The children were taken outside to play and it was obvious my son didnt know how to interact so he stayed in the corner by himself with them enticing him unsuccessfully with items which are off his strict gf/cf menu, despite the fact i told them not to (i was watching from my car)

Yep, the original pain in the ass parent here, and rightly so. I am really reconsidering how my child is going to learn in a mainstream school if he gets teachers aides like these women who havent got a clue how to teach an asd child.

The local special school caters to all sorts of "disbilities" and is not asd specific so it is not any better and they dont use ABA.

I know everyone has been in this predicament with an asd child, deciding what kind of school to send the child to. This, my first experience of this kind of environment, does not bode well for the future and I just want some reassurance from other parents who had successes in their child's placement.

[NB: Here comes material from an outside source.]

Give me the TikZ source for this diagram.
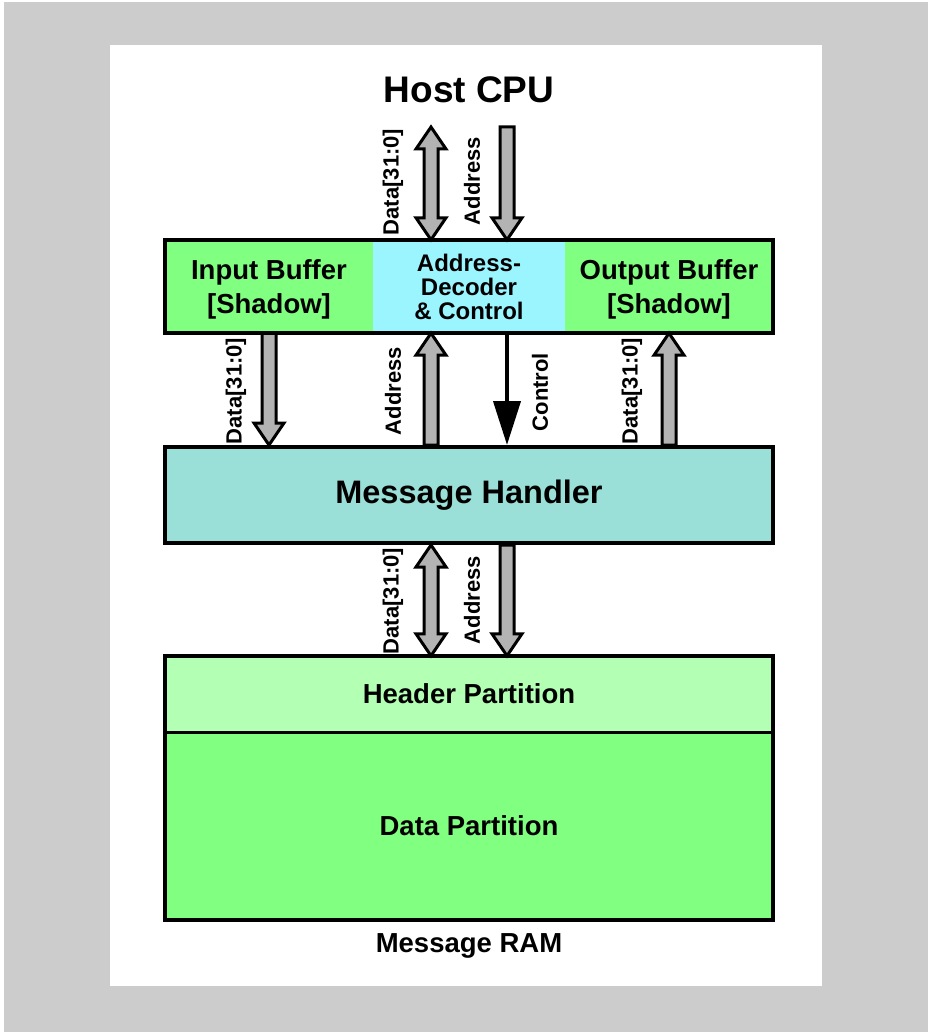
\documentclass[tikz,border=0pt]{standalone}
\usepackage{fontspec}
\setmainfont{Liberation Sans}
\usetikzlibrary{calc, arrows.meta}

\definecolor{pagegray}{RGB}{204,204,204}
\definecolor{bufgreen}{RGB}{128,255,128}
\definecolor{hdrgreen}{RGB}{179,255,179}
\definecolor{deccyan}{RGB}{155,245,255}
\definecolor{mhteal}{RGB}{155,224,216}
\definecolor{busgray}{RGB}{179,179,179}

\tikzset{
  frame/.style={draw=black, line width=4pt, inner sep=0pt},
  section/.style={inner sep=0pt, align=center, font=\bfseries\fontsize{27.5}{34}\selectfont},
  sig/.style={rotate=90, inner sep=0pt, font=\bfseries\fontsize{22}{25}\selectfont},
  % wide bus arrow, head at the target
  bus/.style={draw=black, fill=busgray, line width=3pt, to path={
    let \p1=(\tikztostart), \p2=(\tikztotarget), \n1={sign(\y2-\y1)} in
      (\x1-7pt,\y1) -- (\x1-7pt,{\y2-\n1*22pt}) -- (\x1-15pt,{\y2-\n1*22pt}) -- (\x1,\y2)
      -- (\x1+15pt,{\y2-\n1*22pt}) -- (\x1+7pt,{\y2-\n1*22pt}) -- (\x1+7pt,\y1) -- cycle}},
  % bidirectional bus arrow
  dbus/.style={draw=black, fill=busgray, line width=3pt, to path={
    let \p1=(\tikztostart), \p2=(\tikztotarget), \n1={sign(\y2-\y1)} in
      (\x1,\y1) -- (\x1+15pt,{\y1+\n1*22pt}) -- (\x1+7pt,{\y1+\n1*22pt})
      -- (\x1+7pt,{\y2-\n1*22pt}) -- (\x1+15pt,{\y2-\n1*22pt}) -- (\x1,\y2)
      -- (\x1-15pt,{\y2-\n1*22pt}) -- (\x1-7pt,{\y2-\n1*22pt})
      -- (\x1-7pt,{\y1+\n1*22pt}) -- (\x1-15pt,{\y1+\n1*22pt}) -- cycle}},
  ctrl/.style={draw=black, line width=4pt, -{Triangle[length=44pt, width=27pt]}}
}

\begin{document}
\begin{tikzpicture}[x=1pt, y=-1pt]
  % page and panel
  \useasboundingbox (0,0) rectangle (928,1032);
  \fill[white] (0,0) rectangle (928,1032);
  \fill[pagegray] (4,2) rectangle (928,1032);
  \fill[white] (110,45) rectangle (822,986);

  \node[font=\bfseries\fontsize{37}{40}\selectfont] (cpu) at (469,90) {Host CPU};

  % host interface
  \node[section, fill=bufgreen, minimum width=208pt, minimum height=93pt, text depth=0pt] (inbuf) at (269,286.5) {Input Buffer\\{[Shadow]}};
  \node[section, fill=deccyan, minimum width=192pt, minimum height=93pt, font=\bfseries\fontsize{24}{24}\selectfont] (decoder) at (469,286.5) {Address-\\Decoder\\\& Control};
  \node[section, fill=bufgreen, minimum width=208pt, minimum height=93pt, text depth=0pt] (outbuf) at (669,286.5) {Output Buffer\\{[Shadow]}};

  \node[frame, fill=mhteal, minimum width=608pt, minimum height=96pt, font=\bfseries\fontsize{32.5}{38}\selectfont] (handler) at (469,495) {Message Handler};

  % message RAM
  \node[section, fill=hdrgreen, minimum width=608pt, minimum height=76pt] (header) at (469,694) {Header Partition};
  \node[section, fill=bufgreen, minimum width=608pt, minimum height=188pt] (datapart) at (469,826) {Data Partition};
  \node[section] (ramlabel) at (469,946) {Message RAM};

  % buses
  \coordinate (laneD) at (431,127);
  \coordinate (laneA) at (507,127);
  \draw[dbus] (laneD) to (laneD |- inbuf.north);
  \draw[bus] (laneA) to (laneA |- inbuf.north);
  \draw[bus] (inbuf.south) to (inbuf.south |- handler.north);
  \draw[bus] (laneD |- handler.north) to (laneD |- inbuf.south);
  \draw[ctrl] (laneA |- inbuf.south) -- (laneA |- handler.north);
  \draw[bus] (outbuf.south |- handler.north) to (outbuf.south);
  \draw[dbus] (laneD |- handler.south) to (laneD |- header.north);
  \draw[bus] (laneA |- handler.south) to (laneA |- header.north);

  % frames
  \node[frame, minimum width=608pt, minimum height=93pt] (hostif) at (469,286.5) {};
  \node[frame, minimum width=608pt, minimum height=264pt] (ram) at (469,788) {};
  \draw[line width=3pt] (header.south west) -- (header.south east);

  % signal labels
  \node[sig] (lblcpud) at (393,182) {Data[31:0]};
  \node[sig] (lblcpua) at (472,181) {Address};
  \node[sig] (lblind) at (236,391) {Data[31:0]};
  \node[sig] (lblmha) at (393,391) {Address};
  \node[sig] (lblctl) at (540,392) {Control};
  \node[sig] (lbloutd) at (632,391) {Data[31:0]};
  \node[sig] (lblramd) at (393,601) {Data[31:0]};
  \node[sig] (lblrama) at (472,600) {Address};
\end{tikzpicture}
\end{document}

I can change which school my child goes to, the special school, but he wont be given the classroom assistant then, mind you from what i saw today, i cant imagine thats going to make much of a difference.

Please help

OP posts:
tobysmumkent · 02/08/2006 13:42

Message withdrawn

sphil · 02/08/2006 22:32

I agree - this place sounds awful! DS2 has been at m/s nursery two afternoons a week for a year and they couldn't have been more supportive. OK, so they're not trained in methods of working with children with ASD, but they have taken on board everything that Early Years, OT and SLT have said to them and are absolutely brilliant at communicating with me. His 1:1 has just been on an ASD training course and is visiting us twice in the holidays (unpaid) for PECS training.
How much choice do you have?

mamadadawahwah · 02/08/2006 23:29

There is funding for my boy for a 1:1 as long as he goes to mainstream. If he goes to special school he wont get the 1:1, but rather the school will provide "all the help he needs" because allegedly that is what they do anyway.

where i had my boy this week is not the school he is going to, but it is attached to the school and their ethos seems to be the same. I am absolutely dreading meeting the new classroom asst. I have no idea what she is going to be like. My first question to her though will be "what does ASD stand for?" if she can't answer that one, we are leaving!

OP posts:
Jimjams2 · 03/08/2006 08:32

I was worried about the 1:1 stuff, and was one reason why we chose mainstream over the local autism unit (there were others- like the local autism unit was dreadful at the time ). It didn't work out at all because the LSA's (full time 1:1 in statement) weren't trained and kept leaving.

We then switched to special school (SLD/PMLD). The usual class ratio is about 3 children to 1 child. HOWEVER each child has their own timetable and so whilst ds1 may have a ratio of 1 adult to 3 children for say sand and spash, hydro or breakfast club, for any "teaching" he needs 1:1 and gets 1:1. It's not an ABA school but to teach him anything they use behavioural techniques (as its the only thing that works ) Once something is established then they use "i am working for" for practice but again with 1:1.

Our other local SLD school did not work like this (classroom teaching without 1:1 sessions) and that would not have worked for ds1.

So always worth viewing the schools and checking how they work.